Would you print the material exactly, starting at its first line and ending at the line holding "(464,512) (453,450) (451,360)"?

START Data section

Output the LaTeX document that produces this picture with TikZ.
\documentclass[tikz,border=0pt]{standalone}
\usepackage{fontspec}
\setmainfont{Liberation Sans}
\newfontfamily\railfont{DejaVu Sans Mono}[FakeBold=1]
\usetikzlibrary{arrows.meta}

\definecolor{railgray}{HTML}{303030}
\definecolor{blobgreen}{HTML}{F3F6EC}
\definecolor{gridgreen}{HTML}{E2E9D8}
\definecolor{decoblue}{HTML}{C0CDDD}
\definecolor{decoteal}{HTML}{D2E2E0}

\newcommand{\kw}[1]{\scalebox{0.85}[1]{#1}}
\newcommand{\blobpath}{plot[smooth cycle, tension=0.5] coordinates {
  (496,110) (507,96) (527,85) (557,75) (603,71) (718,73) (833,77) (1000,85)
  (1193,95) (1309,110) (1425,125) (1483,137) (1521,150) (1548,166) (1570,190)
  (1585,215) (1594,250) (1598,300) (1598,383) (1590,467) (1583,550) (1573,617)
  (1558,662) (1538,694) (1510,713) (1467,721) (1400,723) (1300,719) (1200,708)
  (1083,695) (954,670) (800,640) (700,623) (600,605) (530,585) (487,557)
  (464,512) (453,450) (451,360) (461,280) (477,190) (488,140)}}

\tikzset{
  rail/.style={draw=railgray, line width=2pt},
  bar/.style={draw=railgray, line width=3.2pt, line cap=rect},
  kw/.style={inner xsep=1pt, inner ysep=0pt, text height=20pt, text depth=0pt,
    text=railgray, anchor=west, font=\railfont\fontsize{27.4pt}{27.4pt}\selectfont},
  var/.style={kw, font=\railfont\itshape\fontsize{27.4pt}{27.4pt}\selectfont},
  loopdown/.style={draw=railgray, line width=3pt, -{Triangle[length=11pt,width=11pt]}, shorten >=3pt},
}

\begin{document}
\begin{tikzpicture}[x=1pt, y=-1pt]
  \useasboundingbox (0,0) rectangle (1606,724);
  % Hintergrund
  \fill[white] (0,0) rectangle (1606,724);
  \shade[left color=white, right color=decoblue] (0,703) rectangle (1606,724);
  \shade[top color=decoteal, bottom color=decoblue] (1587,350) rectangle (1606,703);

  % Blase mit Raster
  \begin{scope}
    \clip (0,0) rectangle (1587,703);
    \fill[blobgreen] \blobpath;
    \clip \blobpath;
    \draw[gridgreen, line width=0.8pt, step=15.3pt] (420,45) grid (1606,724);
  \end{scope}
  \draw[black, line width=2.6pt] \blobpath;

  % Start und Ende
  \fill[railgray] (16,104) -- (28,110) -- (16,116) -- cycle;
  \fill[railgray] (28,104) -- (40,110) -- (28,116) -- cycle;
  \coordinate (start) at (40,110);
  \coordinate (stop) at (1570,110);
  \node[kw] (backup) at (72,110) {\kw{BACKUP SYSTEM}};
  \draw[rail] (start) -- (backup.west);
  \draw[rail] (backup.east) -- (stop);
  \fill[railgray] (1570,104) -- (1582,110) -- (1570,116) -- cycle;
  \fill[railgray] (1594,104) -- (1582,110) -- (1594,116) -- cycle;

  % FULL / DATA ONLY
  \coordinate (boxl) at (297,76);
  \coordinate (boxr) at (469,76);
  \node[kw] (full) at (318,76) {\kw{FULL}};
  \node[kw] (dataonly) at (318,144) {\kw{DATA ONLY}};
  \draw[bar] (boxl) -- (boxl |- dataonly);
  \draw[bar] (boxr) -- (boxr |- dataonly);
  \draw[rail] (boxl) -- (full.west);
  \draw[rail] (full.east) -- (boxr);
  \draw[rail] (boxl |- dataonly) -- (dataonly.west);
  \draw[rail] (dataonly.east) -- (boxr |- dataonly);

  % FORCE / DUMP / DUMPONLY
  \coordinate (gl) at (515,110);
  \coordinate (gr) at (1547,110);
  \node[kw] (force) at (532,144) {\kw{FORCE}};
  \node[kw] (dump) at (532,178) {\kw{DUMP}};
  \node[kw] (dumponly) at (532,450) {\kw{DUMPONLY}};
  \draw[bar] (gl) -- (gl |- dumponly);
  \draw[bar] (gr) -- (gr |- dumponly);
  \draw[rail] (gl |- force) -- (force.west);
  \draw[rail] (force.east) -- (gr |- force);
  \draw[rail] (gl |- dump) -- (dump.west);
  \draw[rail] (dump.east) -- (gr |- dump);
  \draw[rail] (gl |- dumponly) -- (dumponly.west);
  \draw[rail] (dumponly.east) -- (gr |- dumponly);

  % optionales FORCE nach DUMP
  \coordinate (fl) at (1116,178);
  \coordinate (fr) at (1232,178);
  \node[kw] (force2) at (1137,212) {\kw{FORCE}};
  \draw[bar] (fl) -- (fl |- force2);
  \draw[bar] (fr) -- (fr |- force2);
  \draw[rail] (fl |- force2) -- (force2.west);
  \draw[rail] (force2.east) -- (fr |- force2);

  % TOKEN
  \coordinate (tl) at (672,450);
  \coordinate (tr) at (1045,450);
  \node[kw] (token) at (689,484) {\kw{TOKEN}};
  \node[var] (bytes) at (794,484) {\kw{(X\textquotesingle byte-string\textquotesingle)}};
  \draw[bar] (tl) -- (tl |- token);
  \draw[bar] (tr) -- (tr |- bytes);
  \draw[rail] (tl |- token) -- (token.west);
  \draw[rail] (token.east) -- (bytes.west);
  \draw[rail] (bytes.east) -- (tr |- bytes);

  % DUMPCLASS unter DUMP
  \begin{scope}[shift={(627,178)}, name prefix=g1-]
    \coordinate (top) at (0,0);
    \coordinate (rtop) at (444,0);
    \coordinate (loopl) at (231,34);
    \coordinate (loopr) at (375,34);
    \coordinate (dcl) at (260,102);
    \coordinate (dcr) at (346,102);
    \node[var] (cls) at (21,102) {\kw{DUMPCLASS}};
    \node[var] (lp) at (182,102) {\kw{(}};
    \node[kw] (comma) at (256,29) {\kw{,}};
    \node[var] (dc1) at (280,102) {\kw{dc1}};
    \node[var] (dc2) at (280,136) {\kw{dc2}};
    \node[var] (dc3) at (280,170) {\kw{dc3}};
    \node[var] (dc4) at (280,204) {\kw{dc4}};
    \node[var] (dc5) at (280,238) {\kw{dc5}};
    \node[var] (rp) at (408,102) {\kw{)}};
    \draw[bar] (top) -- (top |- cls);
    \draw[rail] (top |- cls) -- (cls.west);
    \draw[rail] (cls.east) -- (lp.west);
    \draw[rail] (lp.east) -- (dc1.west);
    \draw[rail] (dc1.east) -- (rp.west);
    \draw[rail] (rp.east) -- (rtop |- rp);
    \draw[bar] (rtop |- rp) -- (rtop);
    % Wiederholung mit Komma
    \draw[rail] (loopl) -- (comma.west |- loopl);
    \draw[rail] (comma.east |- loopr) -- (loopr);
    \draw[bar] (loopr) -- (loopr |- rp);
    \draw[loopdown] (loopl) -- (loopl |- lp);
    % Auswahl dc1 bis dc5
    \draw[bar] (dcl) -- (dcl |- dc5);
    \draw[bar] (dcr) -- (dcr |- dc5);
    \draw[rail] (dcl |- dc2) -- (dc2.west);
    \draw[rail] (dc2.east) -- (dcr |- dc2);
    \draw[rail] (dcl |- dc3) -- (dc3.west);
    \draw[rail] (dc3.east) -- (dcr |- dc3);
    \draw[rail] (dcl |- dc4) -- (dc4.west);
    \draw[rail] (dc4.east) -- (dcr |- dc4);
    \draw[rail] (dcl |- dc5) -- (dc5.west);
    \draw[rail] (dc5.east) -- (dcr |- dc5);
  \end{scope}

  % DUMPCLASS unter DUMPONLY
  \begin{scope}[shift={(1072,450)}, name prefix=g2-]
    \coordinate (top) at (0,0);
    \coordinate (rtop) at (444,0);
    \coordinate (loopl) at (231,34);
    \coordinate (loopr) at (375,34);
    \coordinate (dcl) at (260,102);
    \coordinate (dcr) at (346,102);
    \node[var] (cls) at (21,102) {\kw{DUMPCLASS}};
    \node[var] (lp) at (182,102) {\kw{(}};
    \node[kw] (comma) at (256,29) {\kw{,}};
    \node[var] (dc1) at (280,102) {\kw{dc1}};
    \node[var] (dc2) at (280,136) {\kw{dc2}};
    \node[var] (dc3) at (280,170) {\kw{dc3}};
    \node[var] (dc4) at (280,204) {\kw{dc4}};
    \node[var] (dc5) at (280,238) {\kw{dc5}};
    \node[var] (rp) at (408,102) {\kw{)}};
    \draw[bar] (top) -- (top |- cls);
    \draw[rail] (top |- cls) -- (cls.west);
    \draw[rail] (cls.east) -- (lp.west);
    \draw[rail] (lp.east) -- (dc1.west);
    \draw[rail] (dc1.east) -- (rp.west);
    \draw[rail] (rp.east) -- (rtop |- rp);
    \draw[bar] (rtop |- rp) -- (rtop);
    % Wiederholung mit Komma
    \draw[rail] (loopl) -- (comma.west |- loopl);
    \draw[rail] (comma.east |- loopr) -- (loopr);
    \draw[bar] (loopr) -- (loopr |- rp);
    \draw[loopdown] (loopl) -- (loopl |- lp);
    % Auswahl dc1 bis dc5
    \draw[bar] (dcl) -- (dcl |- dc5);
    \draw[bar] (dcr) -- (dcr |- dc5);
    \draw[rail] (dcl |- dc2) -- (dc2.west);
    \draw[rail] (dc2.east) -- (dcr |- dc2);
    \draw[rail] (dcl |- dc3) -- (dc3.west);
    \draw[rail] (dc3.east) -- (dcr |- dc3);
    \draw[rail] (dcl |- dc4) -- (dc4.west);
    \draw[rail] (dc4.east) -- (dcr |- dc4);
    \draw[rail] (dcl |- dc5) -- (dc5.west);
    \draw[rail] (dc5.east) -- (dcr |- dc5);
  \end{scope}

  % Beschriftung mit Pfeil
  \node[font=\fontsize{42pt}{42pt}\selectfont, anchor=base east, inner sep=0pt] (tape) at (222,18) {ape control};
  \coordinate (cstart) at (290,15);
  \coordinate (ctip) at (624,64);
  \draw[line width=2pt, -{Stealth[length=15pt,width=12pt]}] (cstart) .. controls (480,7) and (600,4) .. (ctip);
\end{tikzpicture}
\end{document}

END Data section

Exercise solution —
Output the LaTeX document that produces this picture with TikZ.
\documentclass[tikz,border=0pt]{standalone}
\usepackage{fontspec}
\setmainfont{Liberation Sans}
\newfontfamily\railfont{DejaVu Sans Mono}[FakeBold=1]
\usetikzlibrary{arrows.meta}

\definecolor{railgray}{HTML}{303030}
\definecolor{blobgreen}{HTML}{F3F6EC}
\definecolor{gridgreen}{HTML}{E2E9D8}
\definecolor{decoblue}{HTML}{C0CDDD}
\definecolor{decoteal}{HTML}{D2E2E0}

\newcommand{\kw}[1]{\scalebox{0.85}[1]{#1}}
\newcommand{\blobpath}{plot[smooth cycle, tension=0.5] coordinates {
  (496,110) (507,96) (527,85) (557,75) (603,71) (718,73) (833,77) (1000,85)
  (1193,95) (1309,110) (1425,125) (1483,137) (1521,150) (1548,166) (1570,190)
  (1585,215) (1594,250) (1598,300) (1598,383) (1590,467) (1583,550) (1573,617)
  (1558,662) (1538,694) (1510,713) (1467,721) (1400,723) (1300,719) (1200,708)
  (1083,695) (954,670) (800,640) (700,623) (600,605) (530,585) (487,557)
  (464,512) (453,450) (451,360) (461,280) (477,190) (488,140)}}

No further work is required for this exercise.